Александр Николаевич Башлачёв (Саша Башлачёв, СашБаш) родился в Череповце 27 мая 1960 года. Закончил факультет журналистики Уральского государственного университета в 1983 году. Год работал в районной череповецкой газете. С конца 1984 года ездил по стране, писал песни на свои стихи и пел их — обычно в небольших компаниях, на так называемых квартирниках. Самая известная песня Башлачёва, настоящий гимн и символ молодёжного сопротивления — «Время колокольчиков». Волею перемен, происходивших в стране, из глубокого рок-подполья он нежданно перекочевал в большие залы (1986-87), произвёл впечатление на знаменитых поэтов и критиков. Однако типичной «перестроечной» карьеры делать не захотел, от съёмок в фильмах и записи пластинки отказался. 17 февраля 1988 года, вскоре после возвращения из Москвы, выбросился из окна съёмной ленинградской квартиры. Похороны на Ковалёвском кладбище были людными и предельно мрачными. В Череповце есть маленький музей поэта и мемориальная доска на доме; в Петербурге никак не поставят уже отлитый памятник.

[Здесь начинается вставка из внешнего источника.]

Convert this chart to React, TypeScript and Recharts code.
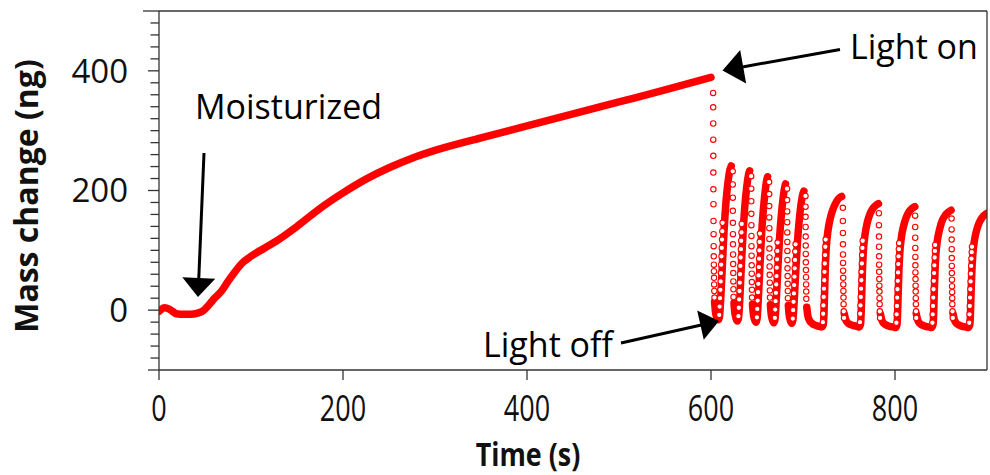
import React from 'react';
import { ComposedChart, Line, Scatter, XAxis, YAxis, ReferenceLine } from 'recharts';

// ---------- data (time in s, mass change in ng) ----------
const moistTime = [0, 6, 12, 19, 27, 34, 42, 48, 52, 56, 61, 68, 75, 82, 90, 100, 115, 130, 150, 175, 200, 225, 250, 275, 300, 350, 400, 450, 500, 550, 600];
const moistMass = [-2, 4, 1, -6, -7, -7, -5, -1, 5, 12, 21, 32, 48, 63, 78, 90, 104, 118, 140, 170, 196, 219, 238, 254, 267, 288, 308, 328, 348, 368, 389];

// dense (slow) parts of the light on/off cycles, drawn as a continuous trace
const cycleTraces: [number, number][][] = [
  [[603.9, 14], [604.8, -2], [606.2, -12], [607.8, -16], [609.1, -12], [610, 4], [611.2, 38], [612.7, 86], [614.4, 138], [616.4, 183], [618.4, 213], [620.2, 232], [622, 241]],
  [[625, 12], [625.8, -3], [627.1, -13], [628.6, -18], [629.9, -13], [630.8, 4], [631.9, 38], [633.3, 84], [635, 133], [636.9, 176], [638.8, 205], [640.5, 224], [642, 233]],
  [[645.1, 10], [645.9, -5], [647.2, -15], [648.7, -20], [650, -15], [650.9, 3], [652, 36], [653.4, 80], [655, 127], [656.9, 168], [658.7, 196], [660.2, 214], [661.5, 223]],
  [[664.6, 9], [665.4, -6], [666.7, -16], [668.2, -21], [669.5, -16], [670.4, 2], [671.5, 34], [672.9, 76], [674.5, 120], [676.4, 158], [678.2, 185], [679.7, 202], [681, 211]],
  [[684.1, 8], [684.9, -7], [686.2, -17], [687.7, -22], [689, -17], [689.9, 1], [691, 32], [692.4, 72], [694, 114], [695.9, 150], [697.8, 176], [699.5, 192], [701, 199]],
  [[704.1, 5], [705.2, -9], [707, -17], [709.8, -22], [713.3, -25], [717, -27], [720.3, -28], [722.1, -24], [722.9, -2], [723.5, 30], [724.2, 68], [725.2, 102], [726.9, 130], [729.4, 152], [732.4, 168], [735.9, 180], [739, 187], [742, 190]],
  [[744.9, -6], [746.2, -15], [748.5, -21], [751.5, -24], [755, -26], [758.6, -27], [761.2, -28], [762.6, -23], [763.3, -1], [763.9, 30], [764.6, 66], [765.6, 98], [767.3, 125], [769.8, 146], [772.6, 160], [776, 170], [779, 175], [782, 178]],
  [[784.1, -6], [785.4, -15], [787.7, -22], [790.7, -25], [794.2, -27], [797.8, -28], [800.6, -29], [802.2, -24], [802.9, -2], [803.5, 30], [804.2, 64], [805.2, 95], [806.9, 121], [809.4, 141], [812.2, 155], [815.5, 165], [818.5, 170], [821.5, 173]],
  [[823.1, -6], [824.4, -15], [826.7, -22], [829.7, -25], [833.2, -27], [836.8, -28], [839.6, -29], [841.4, -24], [842.1, -2], [842.7, 30], [843.4, 62], [844.4, 92], [846.1, 117], [848.6, 136], [851.4, 150], [854.8, 159], [858, 164], [861, 167]],
  [[863.1, -6], [864.4, -15], [866.7, -22], [869.7, -25], [873.2, -27], [876.8, -28], [879.6, -29], [881.4, -24], [882.1, -2], [882.7, 30], [883.4, 60], [884.4, 89], [886.1, 114], [888.6, 133], [891.4, 146], [894.8, 155], [898, 160], [902, 163]],
];

// fast drops after "light on" (sparse samples)
const dropSamples: [number, number][][] = [
  [[602.3, 363], [602.35, 339], [602.4, 312], [602.45, 285], [602.5, 258], [602.55, 230], [602.6, 202], [602.65, 177], [602.7, 149], [602.8, 127], [602.9, 107], [603, 90], [603.1, 76], [603.2, 65], [603.3, 54], [603.4, 43], [603.6, 32], [603.8, 21]],
  [[623.6, 232], [623.65, 210], [623.7, 188], [623.75, 166], [623.8, 146], [623.85, 127], [623.9, 110], [624, 93], [624.1, 77], [624.2, 62], [624.3, 48], [624.4, 35], [624.5, 22]],
  [[643.7, 224], [643.75, 203], [643.8, 182], [643.85, 161], [643.9, 142], [643.95, 124], [644, 107], [644.1, 91], [644.2, 75], [644.3, 61], [644.4, 47], [644.5, 34], [644.6, 21]],
  [[663.2, 214], [663.25, 194], [663.3, 174], [663.35, 155], [663.4, 137], [663.45, 119], [663.5, 103], [663.6, 88], [663.7, 73], [663.8, 59], [663.9, 46], [664, 33], [664.1, 21]],
  [[682.7, 203], [682.75, 184], [682.8, 165], [682.85, 147], [682.9, 130], [682.95, 114], [683, 99], [683.1, 84], [683.2, 70], [683.3, 57], [683.4, 44], [683.5, 32], [683.6, 20]],
  [[702.7, 191], [702.75, 173], [702.8, 156], [702.85, 139], [702.9, 123], [702.95, 108], [703, 94], [703.1, 80], [703.2, 67], [703.3, 55], [703.4, 43], [703.5, 31], [703.6, 19]],
  [[743.3, 171], [743.35, 149], [743.4, 129], [743.45, 110], [743.5, 93], [743.55, 79], [743.6, 66], [743.7, 54], [743.8, 43], [743.9, 32], [744, 21], [744.1, 10], [744.3, -2], [744.6, -13]],
  [[782.5, 162], [782.55, 142], [782.6, 123], [782.65, 106], [782.7, 90], [782.75, 76], [782.8, 64], [782.9, 52], [783, 41], [783.1, 31], [783.2, 20], [783.3, 10], [783.5, -2], [783.8, -13]],
  [[821.9, 158], [821.95, 139], [822, 121], [822.05, 104], [822.1, 89], [822.15, 75], [822.2, 63], [822.3, 52], [822.4, 41], [822.5, 31], [822.6, 20], [822.7, 10], [822.9, -2], [823.1, -13]],
  [[861.5, 153], [861.55, 135], [861.6, 118], [861.65, 102], [861.7, 87], [861.75, 74], [861.8, 62], [861.9, 51], [862, 40], [862.1, 30], [862.2, 20], [862.3, 10], [862.5, -2], [862.8, -13]],
];

// fast rises after "light off" (sparse samples on the leading edge)
const riseSamples: [number, number][][] = [
  [[609, -8], [609.4, 6], [609.8, 20], [610.2, 34], [610.5, 48], [610.8, 62], [611.1, 76], [611.4, 90], [611.7, 104], [612, 118], [612.3, 132], [612.6, 146]],
  [[629.8, -10], [630.2, 4], [630.6, 18], [631, 32], [631.3, 46], [631.6, 60], [631.9, 74], [632.2, 88], [632.5, 102], [632.8, 116], [633.1, 130], [633.4, 144]],
  [[649.9, -12], [650.3, 2], [650.7, 16], [651.1, 30], [651.4, 44], [651.7, 58], [652, 72], [652.3, 86], [652.6, 100], [652.9, 114], [653.2, 128]],
  [[669.4, -13], [669.8, 1], [670.2, 15], [670.6, 29], [670.9, 43], [671.2, 57], [671.5, 71], [671.8, 85], [672.1, 99], [672.4, 113]],
  [[688.9, -14], [689.3, 0], [689.7, 14], [690.1, 28], [690.4, 42], [690.7, 56], [691, 70], [691.3, 84], [691.6, 98], [691.9, 110]],
  [[721.6, -20], [721.9, -6], [722.2, 8], [722.5, 22], [722.8, 36], [723.1, 50], [723.4, 64], [723.7, 78], [724, 92], [724.3, 106], [724.6, 118]],
  [[761.9, -20], [762.2, -6], [762.5, 8], [762.8, 22], [763.1, 36], [763.4, 50], [763.7, 64], [764, 78], [764.3, 92], [764.6, 104], [764.9, 116]],
  [[801.5, -21], [801.8, -7], [802.1, 7], [802.4, 21], [802.7, 35], [803, 49], [803.3, 63], [803.6, 77], [803.9, 90], [804.2, 102], [804.5, 112]],
  [[840.7, -21], [841, -7], [841.3, 7], [841.6, 21], [841.9, 35], [842.2, 49], [842.5, 62], [842.8, 75], [843.1, 88], [843.4, 99], [843.7, 109]],
  [[880.7, -21], [881, -7], [881.3, 7], [881.6, 21], [881.9, 35], [882.2, 48], [882.5, 61], [882.8, 74], [883.1, 86], [883.4, 97], [883.7, 106]],
];

const xTicks = [0, 200, 400, 600, 800];
const yTicks = [-100, -80, -60, -40, -20, 0, 20, 40, 60, 80, 100, 120, 140, 160, 180, 200, 220, 240, 260, 280, 300, 320, 340, 360, 380, 400, 420, 440, 460, 480, 500];
const yLabelTicks = [0, 200, 400];
const xTitle = 'Time (s)';
const yTitle = 'Mass change (ng)';

// ---------- helpers ----------
const RED = '#ff0000';
const AXIS = '#333333';
const FONT = '"Open Sans", "DejaVu Sans", sans-serif';

const toPts = (arr: [number, number][]) => arr.map(([t, v]) => ({ t, v }));
const mainCurve = moistTime.map((t, i) => ({ t, v: moistMass[i] }));
const circles = [...dropSamples, ...riseSamples].flatMap(toPts);

const Ring = (props: any) => {
  const { cx, cy } = props;
  if (cx == null || cy == null) return null;
  return <circle cx={cx} cy={cy} r={2.7} fill="#ffffff" stroke={RED} strokeWidth={1.1} />;
};

const YTick = (props: any) => {
  const { x, y, payload } = props;
  const v = payload.value;
  const len = v === 500 ? 16 : yLabelTicks.includes(v) || v === -100 ? 11 : 8.5;
  return (
    <g>
      <line x1={x - len} x2={x} y1={y} y2={y} stroke={AXIS} strokeWidth={1.3} />
      {yLabelTicks.includes(v) && (
        <text x={x - 31} y={y} dy="0.355em" textAnchor="end" fontSize={33} fontFamily={FONT} fill="#111">
          {v}
        </text>
      )}
    </g>
  );
};

const XTick = (props: any) => {
  const { x, y, payload } = props;
  return (
    <g>
      <line x1={x} x2={x} y1={y} y2={y + 10} stroke={AXIS} strokeWidth={1.3} />
      <text transform={`translate(${x},${y + 50.5}) scale(0.75,1)`} textAnchor="middle" fontSize={36} fontFamily={FONT} fill="#111">
        {payload.value}
      </text>
    </g>
  );
};

const Arrow = ({ x1, y1, x2, y2, len, half }: { x1: number; y1: number; x2: number; y2: number; len: number; half: number }) => {
  const dx = x2 - x1;
  const dy = y2 - y1;
  const d = Math.hypot(dx, dy);
  const ux = dx / d;
  const uy = dy / d;
  const bx = x2 - ux * len;
  const by = y2 - uy * len;
  const nx = -uy;
  const ny = ux;
  return (
    <g>
      <line x1={x1} y1={y1} x2={bx + ux * 2} y2={by + uy * 2} stroke="#000" strokeWidth={3} />
      <polygon points={`${x2},${y2} ${bx + nx * half},${by + ny * half} ${bx - nx * half},${by - ny * half}`} fill="#000" />
    </g>
  );
};

export default function App() {
  return (
    <div style={{ position: 'absolute', left: 0, top: 0, width: 990, height: 475, background: '#fff', overflow: 'hidden' }}>
      <ComposedChart width={990} height={475} margin={{ top: 11, right: 3, bottom: 35, left: 79 }}>
        <XAxis
          type="number"
          dataKey="t"
          domain={[0, 900]}
          ticks={xTicks}
          allowDataOverflow
          height={70}
          tickSize={0}
          tickMargin={0}
          tickLine={false}
          axisLine={{ stroke: AXIS, strokeWidth: 1.3 }}
          tick={XTick}
          interval={0}
        />
        <YAxis
          type="number"
          dataKey="v"
          domain={[-100, 500]}
          ticks={yTicks}
          allowDataOverflow
          width={80}
          tickSize={0}
          tickMargin={0}
          tickLine={false}
          axisLine={{ stroke: AXIS, strokeWidth: 1.3 }}
          tick={YTick}
          interval={0}
        />
        <Line
          data={mainCurve}
          dataKey="v"
          type="monotone"
          stroke={RED}
          strokeWidth={7.5}
          strokeLinecap="round"
          strokeLinejoin="round"
          dot={false}
          activeDot={false}
          isAnimationActive={false}
        />
        {cycleTraces.map((seg, i) => (
          <Line
            key={i}
            data={toPts(seg)}
            dataKey="v"
            type="monotone"
            stroke={RED}
            strokeWidth={7.5}
            strokeLinecap="round"
            strokeLinejoin="round"
            dot={false}
            activeDot={false}
            isAnimationActive={false}
          />
        ))}
        <Scatter data={circles} dataKey="v" shape={Ring} isAnimationActive={false} />
        <ReferenceLine y={500} stroke={AXIS} strokeWidth={1.3} />
        <ReferenceLine x={900} stroke={AXIS} strokeWidth={1.3} />
      </ComposedChart>
      <svg width={990} height={475} style={{ position: 'absolute', left: 0, top: 0, pointerEvents: 'none' }}>
        <text transform="translate(38,196) rotate(-90)" textAnchor="middle" fontSize={32} fontWeight={700} fontFamily={FONT} fill="#111">
          {yTitle}
        </text>
        <text transform="translate(528,465.5) scale(0.84,1)" textAnchor="middle" fontSize={32} fontWeight={700} fontFamily={FONT} fill="#111">
          {xTitle}
        </text>
        <text x={195} y={118.5} fontSize={34} fontFamily={FONT} fill="#000">Moisturized</text>
        <Arrow x1={204} y1={153} x2={198} y2={297} len={19} half={16.5} />
        <text x={850} y={58.5} fontSize={34} fontFamily={FONT} fill="#000">Light on</text>
        <Arrow x1={840} y1={49.5} x2={722.5} y2={70.5} len={21} half={17} />
        <text x={483} y={357} fontSize={34} fontFamily={FONT} fill="#000">Light off</text>
        <Arrow x1={621} y1={343} x2={719} y2={321} len={19} half={15} />
      </svg>
    </div>
  );
}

Саша был необыкновенным человеком, потрясающим певцом и гениальным — чего уж тут стесняться? — поэтом. Первое помнят немногие, знавшие его лично; второе можно оценить, хоть и не в полной мере, по записям. А стихи необходимо читать, и они не то что не стареют, а наоборот — набухают и взрываются всё новыми смыслами и свежими ассоциациями. И чем отчаяннее сгущается тьма в России, тем ярче искрятся и вопят, заклинают и бьют трассирующими очередями строчки СашБаша. По мне, нет сейчас для страны поэта более точного и своевременного, чем он.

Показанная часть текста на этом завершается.